The use_labels parameter (python/recipes) or setting (in Excel) can be very powerful when used properly, but using them is not always straightforward. This tutorial aims to take a deeper dive into implementing use_labels into your custom Extract Wrangle.
In Excel:
In a recipe:
wrangles:
- extract.custom:
input: Description
output: Attributes
model_id: xxxxxxxx-xxxx-xxxx
use_labels: true
When the use_labels parameter/setting is set to true, the output of the extract is returned as an object. This can be useful for returning things like product attributes where you can now store all of your attributes in one single Extract Wrangle. Without the use of use_labels, an Extract Wrangle would have to be created for each attribute, which can be cumbersome, especially when being used in a recipe. So, use_labels cuts down on the amount of Wrangles needed, streamlines recipes, and allows users to assign a label to a value.
Extract Wrangles that are meant to be used in conjunction with the use_labels parameter must be trained with this in mind in order for use_labels to function properly.
These Extract Wrangles are trained in the exact same way as normal, but instead users are to add a label in front of the output parameter which is separated with a colon. This allows the Wrangle to split up the output into key: value pairs.
Here is an example of training data for an Extract Wrangle that is built to be used with use_labels.
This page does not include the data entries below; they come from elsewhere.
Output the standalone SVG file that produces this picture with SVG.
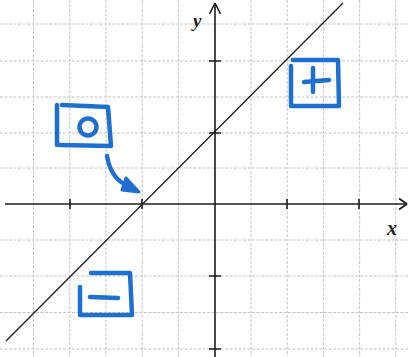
<svg xmlns="http://www.w3.org/2000/svg" width="409" height="357" viewBox="0 0 409 357">
<style>
.grid{stroke:#c4c4c4;stroke-width:1;stroke-dasharray:3 1.5;fill:none}
.axis{stroke:#1c1c1c;stroke-width:1.6;fill:none}
.line{stroke:#1c1c1c;stroke-width:1.3;fill:none}
.ink{stroke:#1f6fd0;stroke-width:4.5;fill:none;stroke-linecap:round;stroke-linejoin:round}
.lbl{font-family:"Liberation Serif","DejaVu Serif",serif;font-style:italic;font-weight:bold;fill:#1c1c1c}
</style>
<defs>
<marker id="ah" viewBox="0 0 10 10" refX="9" refY="5" markerWidth="9" markerHeight="9" markerUnits="userSpaceOnUse" orient="auto">
<path d="M0,0 L10,5 L0,10" fill="none" stroke="#1c1c1c" stroke-width="1.6"/>
</marker>
</defs>
<rect width="409" height="357" fill="#ffffff"/>
<g id="grid" class="grid">
<path d="M33.5,0V357M69.8,0V357M106,0V357M142.2,0V357M178.4,0V357M251,0V357M287.2,0V357M323.4,0V357M359.6,0V357M395.8,0V357"/>
<path d="M0,24H409M0,61H409M0,97H409M0,133H409M0,168H409M0,240H409M0,276H409M0,312.5H409M0,349H409"/>
</g>
<g id="axes">
<path class="axis" d="M5,204H406"/>
<path class="axis" d="M407,204L399,198.5M407,204L399,209.5"/>
<path class="axis" d="M215,357V4"/>
<path class="axis" d="M215,3L209.5,14M215,3L220.5,14"/>
<path class="axis" d="M70,199V209M142,199V209M287,199V209M359,199V209"/>
<path class="axis" d="M209,61H221M209,133H221M209,276H221M209,349H221"/>
<text class="lbl" x="193" y="27" font-size="19">y</text>
<text class="lbl" x="387" y="235" font-size="20">x</text>
</g>
<g id="line">
<path class="line" d="M6,341L343,3"/>
</g>
<g id="box-zero">
<path class="ink" d="M57,105V145M62,105L108,107L111,146L60,145"/>
<circle class="ink" cx="88" cy="127" r="8.5"/>
</g>
<g id="box-plus">
<path class="ink" d="M291,66V104M293,60L338,60L339,106L291,106"/>
<path class="ink" d="M304,82L329,80M313,68V92"/>
</g>
<g id="box-minus">
<path class="ink" d="M91,273L130,273L132,315L80,315M80,287V313"/>
<path class="ink" d="M90,297L118,298"/>
</g>
<g id="connectors">
<path class="ink" d="M107,156C109,168 114,180 128,186"/>
<path d="M122,190L126,178L139,192Z" fill="#1f6fd0" stroke="#1f6fd0" stroke-width="3" stroke-linejoin="round"/>
</g>
</svg>
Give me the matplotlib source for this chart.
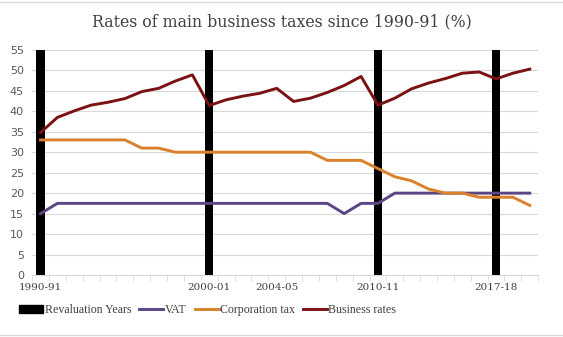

Find | Output(Optional) | Notes |
---|---|---|
chrome | Finish: Chrome | |
bronze | Finish: Bronze | |
pvc | Material: PVC | |
copper | Material: Copper |
With the use_labels parameter/setting set to true, the output of this will look like the following:
Description | Extracted Attributes |
---|---|
Chrome plated copper ball bearing | {"Finish": "Chrome", "Material": "Copper"} |
First ever chrome plated pvc pipe | {"Finish": "Chrome", "Material": "PVC"} |
Bronze colored copper faucet | {"Finish": "Bronze", "Material": "Copper"} |
This is just a small example that uses 2 attributes that have 2 values each, but this method can be implemented on a much larger scale.
So what good does it do us to have the output as an object?
This is where we implement a second wrangle that will really show the advantage of using the use_labels parameter. In Excel, this Wrangle is the Format Expand JSON Wrangle, but in a recipe it is split.dictionary. Although they have different names, the outcome is still the same.
After running the previously mentioned Wrangle, our data now looks as follows:
Description | Extracted Attributes | Finish | Material |
---|---|---|---|
Chrome plated copper ball bearing | {"Finish": "Chrome", "Material": "Copper"} |
Chrome | Copper |
First ever chrome plated pvc pipe | {"Finish": "Chrome", "Material": "PVC"} |
Chrome | PVC |
Bronze colored copper faucet | {"Finish": "Bronze", "Material": "Copper"} |
Bronze | Copper |
In just two steps, we have extracted attributes and listed them into their own columns. You'll notice that the new columns have been named after the keys from the "Extracted Attributes" column.
wrangles:
- extract.custom:
input: Description
output: Attributes
model_id: xxxxxxxx-xxxx-xxxx
use_labels: true
- split.dictionary:
input: Attributes